§ What is expected: Leave out the pictures and copy every record exactly.

§ Supplied data:
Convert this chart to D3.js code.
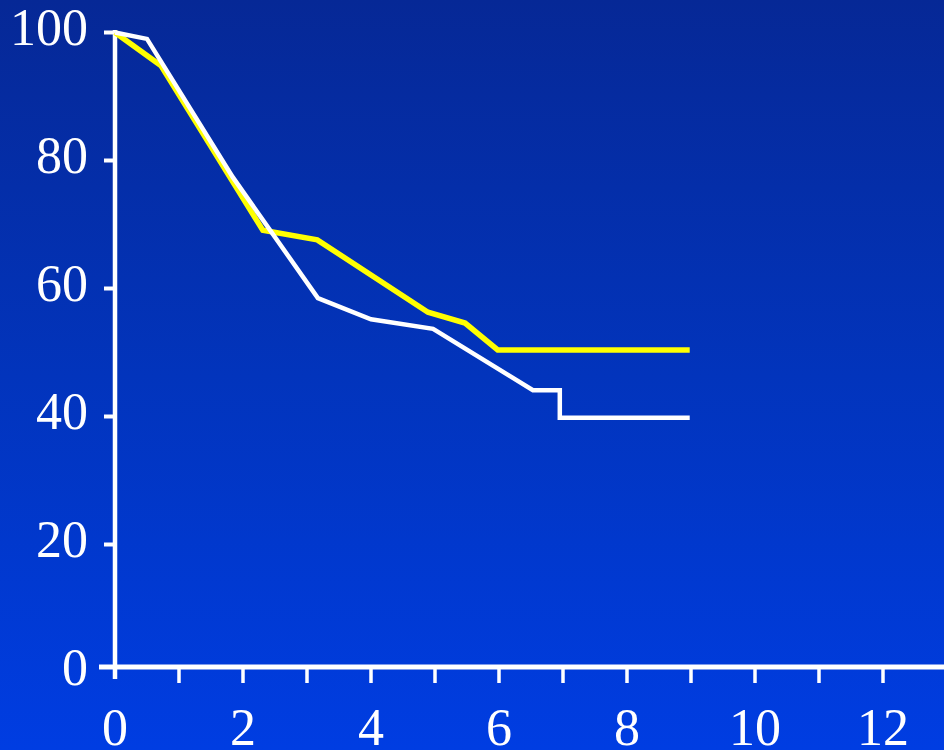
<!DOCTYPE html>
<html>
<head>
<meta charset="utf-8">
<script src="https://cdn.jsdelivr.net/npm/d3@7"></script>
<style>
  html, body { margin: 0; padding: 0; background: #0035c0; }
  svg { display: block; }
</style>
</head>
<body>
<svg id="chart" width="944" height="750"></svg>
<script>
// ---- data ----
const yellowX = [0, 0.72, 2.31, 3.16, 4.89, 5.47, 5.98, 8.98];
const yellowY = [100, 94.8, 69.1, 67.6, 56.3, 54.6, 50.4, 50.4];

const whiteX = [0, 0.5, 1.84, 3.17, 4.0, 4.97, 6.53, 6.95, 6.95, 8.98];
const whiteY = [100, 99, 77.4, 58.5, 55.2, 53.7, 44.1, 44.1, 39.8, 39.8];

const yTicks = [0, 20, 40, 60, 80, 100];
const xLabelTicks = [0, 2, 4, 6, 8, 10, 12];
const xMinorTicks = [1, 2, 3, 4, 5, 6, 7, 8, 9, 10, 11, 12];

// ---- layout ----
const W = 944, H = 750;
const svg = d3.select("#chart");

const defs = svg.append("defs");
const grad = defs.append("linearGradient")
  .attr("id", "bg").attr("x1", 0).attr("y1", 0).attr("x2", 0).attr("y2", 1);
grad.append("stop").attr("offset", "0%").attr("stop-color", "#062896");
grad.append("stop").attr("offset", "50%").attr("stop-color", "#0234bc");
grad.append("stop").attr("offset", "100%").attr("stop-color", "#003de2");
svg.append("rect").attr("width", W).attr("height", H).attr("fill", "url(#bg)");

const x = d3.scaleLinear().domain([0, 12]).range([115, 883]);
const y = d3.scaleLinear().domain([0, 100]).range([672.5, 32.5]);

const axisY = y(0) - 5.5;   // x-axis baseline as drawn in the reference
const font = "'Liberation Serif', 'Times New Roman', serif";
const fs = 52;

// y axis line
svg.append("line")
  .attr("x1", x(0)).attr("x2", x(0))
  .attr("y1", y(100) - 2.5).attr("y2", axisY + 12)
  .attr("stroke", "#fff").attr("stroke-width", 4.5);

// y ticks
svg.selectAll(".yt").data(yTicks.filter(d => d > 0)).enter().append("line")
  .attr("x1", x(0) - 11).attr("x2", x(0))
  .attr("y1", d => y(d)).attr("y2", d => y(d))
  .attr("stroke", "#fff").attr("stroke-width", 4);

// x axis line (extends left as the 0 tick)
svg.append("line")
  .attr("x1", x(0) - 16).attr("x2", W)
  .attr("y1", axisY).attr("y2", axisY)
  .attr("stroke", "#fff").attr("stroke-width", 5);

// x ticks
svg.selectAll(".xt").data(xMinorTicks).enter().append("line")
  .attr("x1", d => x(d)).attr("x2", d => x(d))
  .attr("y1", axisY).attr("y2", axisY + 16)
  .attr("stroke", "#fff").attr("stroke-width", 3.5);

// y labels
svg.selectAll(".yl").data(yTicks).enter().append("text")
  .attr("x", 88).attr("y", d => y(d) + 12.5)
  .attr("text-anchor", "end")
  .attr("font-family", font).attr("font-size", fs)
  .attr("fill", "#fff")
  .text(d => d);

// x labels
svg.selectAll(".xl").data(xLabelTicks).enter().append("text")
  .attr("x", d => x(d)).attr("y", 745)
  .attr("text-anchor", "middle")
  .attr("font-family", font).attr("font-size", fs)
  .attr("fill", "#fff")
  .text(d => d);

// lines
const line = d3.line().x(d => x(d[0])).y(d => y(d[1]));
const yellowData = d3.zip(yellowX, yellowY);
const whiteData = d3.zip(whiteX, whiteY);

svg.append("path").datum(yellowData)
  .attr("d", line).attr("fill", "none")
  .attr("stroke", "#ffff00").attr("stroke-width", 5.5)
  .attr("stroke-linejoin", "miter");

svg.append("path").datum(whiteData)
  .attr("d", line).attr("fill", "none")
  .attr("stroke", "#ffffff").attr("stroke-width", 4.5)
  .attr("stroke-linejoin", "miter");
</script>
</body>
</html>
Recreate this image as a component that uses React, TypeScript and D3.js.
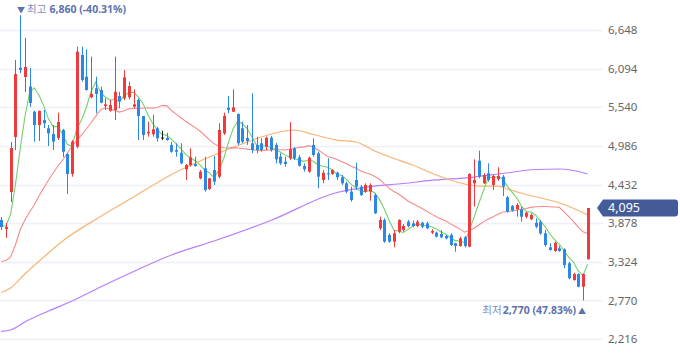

§ Full response:
Convert this chart to D3.js code.
<!DOCTYPE html>
<html>
<head>
<meta charset="utf-8">
<script src="https://cdn.jsdelivr.net/npm/d3@7"></script>
<style>
  html, body { margin: 0; padding: 0; background: #0035c0; }
  svg { display: block; }
</style>
</head>
<body>
<svg id="chart" width="944" height="750"></svg>
<script>
// ---- data ----
const yellowX = [0, 0.72, 2.31, 3.16, 4.89, 5.47, 5.98, 8.98];
const yellowY = [100, 94.8, 69.1, 67.6, 56.3, 54.6, 50.4, 50.4];

const whiteX = [0, 0.5, 1.84, 3.17, 4.0, 4.97, 6.53, 6.95, 6.95, 8.98];
const whiteY = [100, 99, 77.4, 58.5, 55.2, 53.7, 44.1, 44.1, 39.8, 39.8];

const yTicks = [0, 20, 40, 60, 80, 100];
const xLabelTicks = [0, 2, 4, 6, 8, 10, 12];
const xMinorTicks = [1, 2, 3, 4, 5, 6, 7, 8, 9, 10, 11, 12];

// ---- layout ----
const W = 944, H = 750;
const svg = d3.select("#chart");

const defs = svg.append("defs");
const grad = defs.append("linearGradient")
  .attr("id", "bg").attr("x1", 0).attr("y1", 0).attr("x2", 0).attr("y2", 1);
grad.append("stop").attr("offset", "0%").attr("stop-color", "#062896");
grad.append("stop").attr("offset", "50%").attr("stop-color", "#0234bc");
grad.append("stop").attr("offset", "100%").attr("stop-color", "#003de2");
svg.append("rect").attr("width", W).attr("height", H).attr("fill", "url(#bg)");

const x = d3.scaleLinear().domain([0, 12]).range([115, 883]);
const y = d3.scaleLinear().domain([0, 100]).range([672.5, 32.5]);

const axisY = y(0) - 5.5;   // x-axis baseline as drawn in the reference
const font = "'Liberation Serif', 'Times New Roman', serif";
const fs = 52;

// y axis line
svg.append("line")
  .attr("x1", x(0)).attr("x2", x(0))
  .attr("y1", y(100) - 2.5).attr("y2", axisY + 12)
  .attr("stroke", "#fff").attr("stroke-width", 4.5);

// y ticks
svg.selectAll(".yt").data(yTicks.filter(d => d > 0)).enter().append("line")
  .attr("x1", x(0) - 11).attr("x2", x(0))
  .attr("y1", d => y(d)).attr("y2", d => y(d))
  .attr("stroke", "#fff").attr("stroke-width", 4);

// x axis line (extends left as the 0 tick)
svg.append("line")
  .attr("x1", x(0) - 16).attr("x2", W)
  .attr("y1", axisY).attr("y2", axisY)
  .attr("stroke", "#fff").attr("stroke-width", 5);

// x ticks
svg.selectAll(".xt").data(xMinorTicks).enter().append("line")
  .attr("x1", d => x(d)).attr("x2", d => x(d))
  .attr("y1", axisY).attr("y2", axisY + 16)
  .attr("stroke", "#fff").attr("stroke-width", 3.5);

// y labels
svg.selectAll(".yl").data(yTicks).enter().append("text")
  .attr("x", 88).attr("y", d => y(d) + 12.5)
  .attr("text-anchor", "end")
  .attr("font-family", font).attr("font-size", fs)
  .attr("fill", "#fff")
  .text(d => d);

// x labels
svg.selectAll(".xl").data(xLabelTicks).enter().append("text")
  .attr("x", d => x(d)).attr("y", 745)
  .attr("text-anchor", "middle")
  .attr("font-family", font).attr("font-size", fs)
  .attr("fill", "#fff")
  .text(d => d);

// lines
const line = d3.line().x(d => x(d[0])).y(d => y(d[1]));
const yellowData = d3.zip(yellowX, yellowY);
const whiteData = d3.zip(whiteX, whiteY);

svg.append("path").datum(yellowData)
  .attr("d", line).attr("fill", "none")
  .attr("stroke", "#ffff00").attr("stroke-width", 5.5)
  .attr("stroke-linejoin", "miter");

svg.append("path").datum(whiteData)
  .attr("d", line).attr("fill", "none")
  .attr("stroke", "#ffffff").attr("stroke-width", 4.5)
  .attr("stroke-linejoin", "miter");
</script>
</body>
</html>
Recreate this image as a component that uses React, TypeScript and D3.js.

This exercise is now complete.